Short exercise: Take the records below from their first line to the line with "const ink = '#222';", and restate those lines word for word.

>> Begin Given records

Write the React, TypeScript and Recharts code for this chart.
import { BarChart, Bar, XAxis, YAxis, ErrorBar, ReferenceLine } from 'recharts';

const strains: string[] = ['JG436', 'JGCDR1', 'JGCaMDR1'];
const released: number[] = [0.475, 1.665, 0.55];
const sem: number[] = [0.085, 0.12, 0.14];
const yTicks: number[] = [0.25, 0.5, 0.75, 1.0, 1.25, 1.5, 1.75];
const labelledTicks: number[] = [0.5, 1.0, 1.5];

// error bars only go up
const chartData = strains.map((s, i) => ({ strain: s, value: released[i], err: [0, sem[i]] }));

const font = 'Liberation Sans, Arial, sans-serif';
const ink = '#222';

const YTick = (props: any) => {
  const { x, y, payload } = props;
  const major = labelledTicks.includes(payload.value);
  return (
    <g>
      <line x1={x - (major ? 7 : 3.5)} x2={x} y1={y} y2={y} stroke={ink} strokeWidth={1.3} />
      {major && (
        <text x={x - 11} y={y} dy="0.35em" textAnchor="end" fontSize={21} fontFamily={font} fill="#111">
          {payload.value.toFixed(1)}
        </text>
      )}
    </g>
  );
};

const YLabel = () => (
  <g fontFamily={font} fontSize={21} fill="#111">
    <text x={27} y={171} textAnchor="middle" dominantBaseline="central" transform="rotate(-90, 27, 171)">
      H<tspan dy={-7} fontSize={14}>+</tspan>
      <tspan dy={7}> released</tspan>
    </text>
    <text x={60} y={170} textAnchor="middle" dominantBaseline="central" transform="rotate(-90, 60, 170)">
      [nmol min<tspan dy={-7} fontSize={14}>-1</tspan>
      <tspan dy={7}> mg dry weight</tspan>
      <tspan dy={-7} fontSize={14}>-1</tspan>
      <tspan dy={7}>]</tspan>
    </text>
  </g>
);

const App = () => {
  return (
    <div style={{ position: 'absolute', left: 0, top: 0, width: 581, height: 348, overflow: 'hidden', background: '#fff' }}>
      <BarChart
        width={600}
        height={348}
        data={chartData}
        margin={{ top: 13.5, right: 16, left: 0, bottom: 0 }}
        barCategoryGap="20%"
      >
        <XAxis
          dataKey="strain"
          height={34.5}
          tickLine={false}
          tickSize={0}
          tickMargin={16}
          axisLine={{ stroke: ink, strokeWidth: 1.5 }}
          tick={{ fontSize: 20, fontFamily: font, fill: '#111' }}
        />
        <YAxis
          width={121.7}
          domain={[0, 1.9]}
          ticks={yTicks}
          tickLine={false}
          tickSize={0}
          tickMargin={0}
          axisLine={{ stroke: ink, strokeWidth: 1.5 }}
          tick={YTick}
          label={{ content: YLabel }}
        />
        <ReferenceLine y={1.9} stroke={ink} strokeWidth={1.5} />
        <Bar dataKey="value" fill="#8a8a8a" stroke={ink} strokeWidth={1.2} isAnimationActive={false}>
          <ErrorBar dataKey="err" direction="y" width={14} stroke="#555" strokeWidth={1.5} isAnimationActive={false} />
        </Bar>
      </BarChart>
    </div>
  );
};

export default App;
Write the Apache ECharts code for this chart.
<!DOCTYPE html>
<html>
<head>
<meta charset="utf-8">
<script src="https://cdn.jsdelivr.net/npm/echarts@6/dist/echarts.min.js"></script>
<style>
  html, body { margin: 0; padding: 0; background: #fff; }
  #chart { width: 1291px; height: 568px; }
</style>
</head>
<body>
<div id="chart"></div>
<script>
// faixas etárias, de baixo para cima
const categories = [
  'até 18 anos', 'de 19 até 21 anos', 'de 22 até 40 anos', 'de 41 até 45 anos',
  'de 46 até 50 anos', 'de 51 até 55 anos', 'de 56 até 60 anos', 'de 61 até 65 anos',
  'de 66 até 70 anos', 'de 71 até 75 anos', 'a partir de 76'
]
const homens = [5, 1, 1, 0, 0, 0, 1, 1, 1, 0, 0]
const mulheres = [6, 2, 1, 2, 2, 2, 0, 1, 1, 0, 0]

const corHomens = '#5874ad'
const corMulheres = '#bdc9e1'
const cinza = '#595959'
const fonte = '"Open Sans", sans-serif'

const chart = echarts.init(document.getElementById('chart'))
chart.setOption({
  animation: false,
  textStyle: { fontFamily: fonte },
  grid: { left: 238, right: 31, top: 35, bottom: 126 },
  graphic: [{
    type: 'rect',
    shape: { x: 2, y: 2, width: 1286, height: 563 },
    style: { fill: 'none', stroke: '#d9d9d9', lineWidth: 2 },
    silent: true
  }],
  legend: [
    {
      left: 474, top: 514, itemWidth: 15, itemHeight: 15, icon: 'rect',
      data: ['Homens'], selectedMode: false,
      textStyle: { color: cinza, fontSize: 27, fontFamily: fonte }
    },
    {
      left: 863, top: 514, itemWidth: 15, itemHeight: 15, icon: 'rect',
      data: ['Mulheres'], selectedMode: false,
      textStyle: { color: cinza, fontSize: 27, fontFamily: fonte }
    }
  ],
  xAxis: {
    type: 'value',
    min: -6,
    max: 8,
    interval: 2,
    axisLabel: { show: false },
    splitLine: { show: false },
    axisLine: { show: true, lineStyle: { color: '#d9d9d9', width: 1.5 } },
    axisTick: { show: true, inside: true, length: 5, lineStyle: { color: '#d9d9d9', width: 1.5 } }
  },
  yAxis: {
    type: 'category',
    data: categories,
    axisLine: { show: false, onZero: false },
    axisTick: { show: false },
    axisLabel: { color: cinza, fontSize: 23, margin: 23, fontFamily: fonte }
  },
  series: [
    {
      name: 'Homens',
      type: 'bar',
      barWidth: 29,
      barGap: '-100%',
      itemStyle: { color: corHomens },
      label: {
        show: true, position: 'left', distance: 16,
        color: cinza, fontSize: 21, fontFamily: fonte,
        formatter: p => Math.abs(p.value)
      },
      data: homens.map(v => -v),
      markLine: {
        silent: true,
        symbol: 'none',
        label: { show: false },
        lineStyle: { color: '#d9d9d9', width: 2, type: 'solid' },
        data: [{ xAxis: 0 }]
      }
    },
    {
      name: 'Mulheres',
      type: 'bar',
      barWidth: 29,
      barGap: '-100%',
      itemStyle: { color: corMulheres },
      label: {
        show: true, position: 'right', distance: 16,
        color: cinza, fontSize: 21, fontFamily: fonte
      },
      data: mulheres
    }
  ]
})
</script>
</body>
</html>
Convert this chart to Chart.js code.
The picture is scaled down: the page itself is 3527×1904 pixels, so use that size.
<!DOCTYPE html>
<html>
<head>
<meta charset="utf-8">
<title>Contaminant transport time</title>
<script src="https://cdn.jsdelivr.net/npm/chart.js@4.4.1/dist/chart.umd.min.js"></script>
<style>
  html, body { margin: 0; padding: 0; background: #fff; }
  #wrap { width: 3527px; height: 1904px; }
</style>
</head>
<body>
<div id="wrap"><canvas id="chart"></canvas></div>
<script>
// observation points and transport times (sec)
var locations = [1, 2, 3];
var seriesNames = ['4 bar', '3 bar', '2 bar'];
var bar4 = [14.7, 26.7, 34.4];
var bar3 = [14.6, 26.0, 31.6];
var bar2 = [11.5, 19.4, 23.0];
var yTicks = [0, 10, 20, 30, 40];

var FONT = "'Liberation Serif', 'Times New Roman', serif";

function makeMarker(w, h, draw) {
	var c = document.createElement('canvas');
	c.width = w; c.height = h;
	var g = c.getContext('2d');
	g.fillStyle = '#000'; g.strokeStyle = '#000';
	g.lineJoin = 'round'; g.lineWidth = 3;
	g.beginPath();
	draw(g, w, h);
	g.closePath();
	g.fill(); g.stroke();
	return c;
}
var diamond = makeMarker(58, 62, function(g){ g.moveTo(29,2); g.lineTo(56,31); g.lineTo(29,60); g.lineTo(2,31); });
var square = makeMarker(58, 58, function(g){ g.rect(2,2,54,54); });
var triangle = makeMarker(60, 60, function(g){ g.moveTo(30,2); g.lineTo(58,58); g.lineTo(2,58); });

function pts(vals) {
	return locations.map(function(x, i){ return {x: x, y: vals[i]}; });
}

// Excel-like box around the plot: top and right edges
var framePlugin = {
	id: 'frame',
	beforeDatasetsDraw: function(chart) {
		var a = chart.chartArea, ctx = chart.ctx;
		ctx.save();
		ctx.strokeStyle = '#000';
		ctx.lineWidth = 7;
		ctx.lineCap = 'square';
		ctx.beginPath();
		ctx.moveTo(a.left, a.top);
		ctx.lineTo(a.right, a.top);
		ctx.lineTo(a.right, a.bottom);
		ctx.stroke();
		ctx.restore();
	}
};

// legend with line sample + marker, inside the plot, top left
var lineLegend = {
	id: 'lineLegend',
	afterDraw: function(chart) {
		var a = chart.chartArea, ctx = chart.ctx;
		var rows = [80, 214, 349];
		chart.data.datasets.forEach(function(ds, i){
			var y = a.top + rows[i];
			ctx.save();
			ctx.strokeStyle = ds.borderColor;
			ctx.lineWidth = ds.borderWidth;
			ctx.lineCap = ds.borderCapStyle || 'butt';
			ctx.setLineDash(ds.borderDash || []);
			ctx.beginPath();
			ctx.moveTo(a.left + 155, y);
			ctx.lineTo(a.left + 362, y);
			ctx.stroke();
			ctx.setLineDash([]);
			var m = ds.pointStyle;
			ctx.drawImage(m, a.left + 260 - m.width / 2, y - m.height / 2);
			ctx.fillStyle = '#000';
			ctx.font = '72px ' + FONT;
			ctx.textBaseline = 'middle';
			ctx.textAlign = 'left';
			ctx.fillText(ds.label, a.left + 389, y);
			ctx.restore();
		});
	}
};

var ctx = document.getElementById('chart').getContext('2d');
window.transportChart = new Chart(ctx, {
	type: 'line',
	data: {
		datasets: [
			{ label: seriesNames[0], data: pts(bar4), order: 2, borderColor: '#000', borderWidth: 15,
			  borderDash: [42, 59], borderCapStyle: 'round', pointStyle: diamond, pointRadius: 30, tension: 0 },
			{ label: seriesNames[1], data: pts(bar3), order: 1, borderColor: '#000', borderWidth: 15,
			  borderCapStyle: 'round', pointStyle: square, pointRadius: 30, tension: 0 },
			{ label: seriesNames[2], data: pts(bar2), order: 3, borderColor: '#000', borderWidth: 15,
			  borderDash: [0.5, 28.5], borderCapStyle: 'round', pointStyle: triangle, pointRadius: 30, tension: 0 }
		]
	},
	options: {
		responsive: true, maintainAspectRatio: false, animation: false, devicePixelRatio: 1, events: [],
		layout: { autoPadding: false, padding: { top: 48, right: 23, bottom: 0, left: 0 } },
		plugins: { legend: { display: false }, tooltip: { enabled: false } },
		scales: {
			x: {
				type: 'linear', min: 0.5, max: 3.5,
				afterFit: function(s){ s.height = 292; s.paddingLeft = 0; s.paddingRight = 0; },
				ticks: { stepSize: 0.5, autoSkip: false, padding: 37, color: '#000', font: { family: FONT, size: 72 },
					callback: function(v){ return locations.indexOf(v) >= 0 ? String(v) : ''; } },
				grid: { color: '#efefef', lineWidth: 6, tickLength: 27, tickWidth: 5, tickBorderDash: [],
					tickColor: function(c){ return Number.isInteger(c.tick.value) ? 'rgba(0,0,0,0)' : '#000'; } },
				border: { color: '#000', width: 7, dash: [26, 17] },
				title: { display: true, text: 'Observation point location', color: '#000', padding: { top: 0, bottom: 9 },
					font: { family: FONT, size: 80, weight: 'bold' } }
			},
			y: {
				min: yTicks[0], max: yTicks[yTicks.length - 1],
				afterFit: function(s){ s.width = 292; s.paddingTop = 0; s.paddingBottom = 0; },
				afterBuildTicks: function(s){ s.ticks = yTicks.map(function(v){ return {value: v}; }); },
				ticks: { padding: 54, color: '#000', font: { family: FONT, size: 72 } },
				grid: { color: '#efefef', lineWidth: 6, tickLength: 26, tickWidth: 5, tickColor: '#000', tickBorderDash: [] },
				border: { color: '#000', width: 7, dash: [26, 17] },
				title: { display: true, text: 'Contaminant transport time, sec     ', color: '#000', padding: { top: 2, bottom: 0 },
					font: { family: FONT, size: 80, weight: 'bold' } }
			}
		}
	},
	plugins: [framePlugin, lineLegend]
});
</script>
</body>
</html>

>> End Given records

Written response:
Write the React, TypeScript and Recharts code for this chart.
import { BarChart, Bar, XAxis, YAxis, ErrorBar, ReferenceLine } from 'recharts';

const strains: string[] = ['JG436', 'JGCDR1', 'JGCaMDR1'];
const released: number[] = [0.475, 1.665, 0.55];
const sem: number[] = [0.085, 0.12, 0.14];
const yTicks: number[] = [0.25, 0.5, 0.75, 1.0, 1.25, 1.5, 1.75];
const labelledTicks: number[] = [0.5, 1.0, 1.5];

// error bars only go up
const chartData = strains.map((s, i) => ({ strain: s, value: released[i], err: [0, sem[i]] }));

const font = 'Liberation Sans, Arial, sans-serif';
const ink = '#222';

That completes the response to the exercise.